The train moved slowly throughout the night, passing stations filled with silent crowds gathered in reverence to watch as the President passed by. At Union Station, the procession continued with full military escort along Pennsylvania Avenue to the White House for a funeral service in the East Room.

That evening, the funeral train embarked on the final length of the journey. In the rose garden at Hyde Park, three hundred people waited in silence on the morning of April 15. The approaching sound of Chopin’s “Funeral March,” performed by the West Point band, signified the horse-drawn caisson was climbing the hillside through the woods toward the President’s final resting place.

The monument marking FDR’s grave was executed to the president’s design by the Vermont Marble Company in Proctor, Vermont. For more than a century, Vermont marble was used in the construction of important public buildings and monuments, including many of the nation’s finest structures—the Jefferson Memorial, the U.S. Supreme Court Building, and eventually the United Nations headquarters in New York City.

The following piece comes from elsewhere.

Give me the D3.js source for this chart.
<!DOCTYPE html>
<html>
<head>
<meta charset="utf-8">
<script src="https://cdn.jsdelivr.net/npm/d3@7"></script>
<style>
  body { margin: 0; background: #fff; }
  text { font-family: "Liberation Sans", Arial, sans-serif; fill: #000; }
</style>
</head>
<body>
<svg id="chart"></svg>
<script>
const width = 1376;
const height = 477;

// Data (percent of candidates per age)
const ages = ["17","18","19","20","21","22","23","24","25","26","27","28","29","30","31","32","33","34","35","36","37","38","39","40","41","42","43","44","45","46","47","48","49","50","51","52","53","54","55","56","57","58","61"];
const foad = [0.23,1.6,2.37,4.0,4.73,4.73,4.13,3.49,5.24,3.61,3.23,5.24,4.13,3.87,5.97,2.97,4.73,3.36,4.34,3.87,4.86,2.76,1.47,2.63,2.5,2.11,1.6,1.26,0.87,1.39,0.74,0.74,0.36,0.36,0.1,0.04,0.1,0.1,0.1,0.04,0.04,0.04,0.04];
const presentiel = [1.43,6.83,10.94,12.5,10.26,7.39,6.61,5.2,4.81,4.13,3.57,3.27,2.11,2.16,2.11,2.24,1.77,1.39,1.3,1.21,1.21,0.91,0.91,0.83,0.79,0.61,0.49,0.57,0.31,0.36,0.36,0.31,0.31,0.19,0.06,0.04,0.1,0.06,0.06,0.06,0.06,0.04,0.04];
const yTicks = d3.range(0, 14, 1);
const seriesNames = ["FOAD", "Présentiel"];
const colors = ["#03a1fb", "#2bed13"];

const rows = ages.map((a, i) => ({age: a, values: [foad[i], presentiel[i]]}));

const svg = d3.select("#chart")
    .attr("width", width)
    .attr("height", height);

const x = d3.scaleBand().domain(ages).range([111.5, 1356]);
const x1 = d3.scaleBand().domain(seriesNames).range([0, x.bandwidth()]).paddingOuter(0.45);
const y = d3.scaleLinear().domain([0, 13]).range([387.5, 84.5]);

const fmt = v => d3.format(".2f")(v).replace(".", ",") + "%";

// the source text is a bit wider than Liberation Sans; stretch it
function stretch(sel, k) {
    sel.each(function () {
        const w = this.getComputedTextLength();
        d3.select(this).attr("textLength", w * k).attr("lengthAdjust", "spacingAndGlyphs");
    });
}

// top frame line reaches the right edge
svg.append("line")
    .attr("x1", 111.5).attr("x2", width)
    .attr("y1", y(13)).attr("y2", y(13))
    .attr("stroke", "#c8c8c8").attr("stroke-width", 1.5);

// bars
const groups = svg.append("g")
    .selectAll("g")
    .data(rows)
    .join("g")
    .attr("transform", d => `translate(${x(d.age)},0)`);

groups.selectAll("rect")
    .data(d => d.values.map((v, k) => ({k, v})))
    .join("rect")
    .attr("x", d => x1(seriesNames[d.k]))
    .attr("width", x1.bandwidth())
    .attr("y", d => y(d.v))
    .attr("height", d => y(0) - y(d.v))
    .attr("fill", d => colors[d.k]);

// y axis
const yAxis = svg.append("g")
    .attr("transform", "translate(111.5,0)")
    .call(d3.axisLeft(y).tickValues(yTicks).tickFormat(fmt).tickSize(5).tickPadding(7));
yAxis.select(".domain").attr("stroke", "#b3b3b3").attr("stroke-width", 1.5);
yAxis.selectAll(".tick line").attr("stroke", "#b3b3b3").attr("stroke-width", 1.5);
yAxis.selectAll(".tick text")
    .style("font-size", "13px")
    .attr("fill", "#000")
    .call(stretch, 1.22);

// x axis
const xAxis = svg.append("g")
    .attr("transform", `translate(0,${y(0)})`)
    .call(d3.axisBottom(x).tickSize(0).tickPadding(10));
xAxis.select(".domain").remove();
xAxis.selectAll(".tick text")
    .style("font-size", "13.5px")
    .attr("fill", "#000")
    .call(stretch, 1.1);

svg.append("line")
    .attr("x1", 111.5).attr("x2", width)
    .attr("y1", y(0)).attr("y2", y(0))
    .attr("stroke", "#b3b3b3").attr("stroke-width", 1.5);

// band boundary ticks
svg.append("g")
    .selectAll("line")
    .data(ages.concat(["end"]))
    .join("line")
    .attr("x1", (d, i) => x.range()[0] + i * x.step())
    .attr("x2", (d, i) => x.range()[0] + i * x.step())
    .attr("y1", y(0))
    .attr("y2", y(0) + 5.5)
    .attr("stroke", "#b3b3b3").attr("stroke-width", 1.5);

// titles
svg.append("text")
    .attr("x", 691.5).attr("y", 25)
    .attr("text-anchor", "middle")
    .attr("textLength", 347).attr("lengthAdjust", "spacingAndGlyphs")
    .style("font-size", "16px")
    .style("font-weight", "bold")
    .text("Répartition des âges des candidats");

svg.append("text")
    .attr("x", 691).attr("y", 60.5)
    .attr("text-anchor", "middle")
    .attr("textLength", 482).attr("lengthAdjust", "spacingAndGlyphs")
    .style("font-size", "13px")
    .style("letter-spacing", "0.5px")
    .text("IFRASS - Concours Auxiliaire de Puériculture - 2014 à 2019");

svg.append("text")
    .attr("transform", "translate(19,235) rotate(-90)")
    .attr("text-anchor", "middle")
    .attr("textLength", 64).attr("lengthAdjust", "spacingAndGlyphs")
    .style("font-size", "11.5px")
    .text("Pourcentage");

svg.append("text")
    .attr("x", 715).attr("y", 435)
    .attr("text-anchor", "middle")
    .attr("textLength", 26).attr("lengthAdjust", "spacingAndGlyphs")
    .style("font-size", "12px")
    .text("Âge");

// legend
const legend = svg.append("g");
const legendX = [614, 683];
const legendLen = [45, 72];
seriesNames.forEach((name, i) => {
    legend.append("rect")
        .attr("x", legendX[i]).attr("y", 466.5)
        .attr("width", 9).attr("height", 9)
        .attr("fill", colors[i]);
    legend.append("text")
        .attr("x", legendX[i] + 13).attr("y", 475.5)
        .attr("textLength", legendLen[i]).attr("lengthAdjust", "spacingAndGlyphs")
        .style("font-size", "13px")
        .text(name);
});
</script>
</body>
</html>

FDR specified that a plain white marble monument without carving or decoration be placed at his grave, situated east and west, measuring 8 feet long, 4 feet wide, and 3 feet high with a base extending 2 feet around the perimeter. The memorial stone was manufactured to President Roosevelt’s design and installed in fall of 1945. According to the President’s wishes, Mrs. Roosevelt was interred here also upon her death in 1962.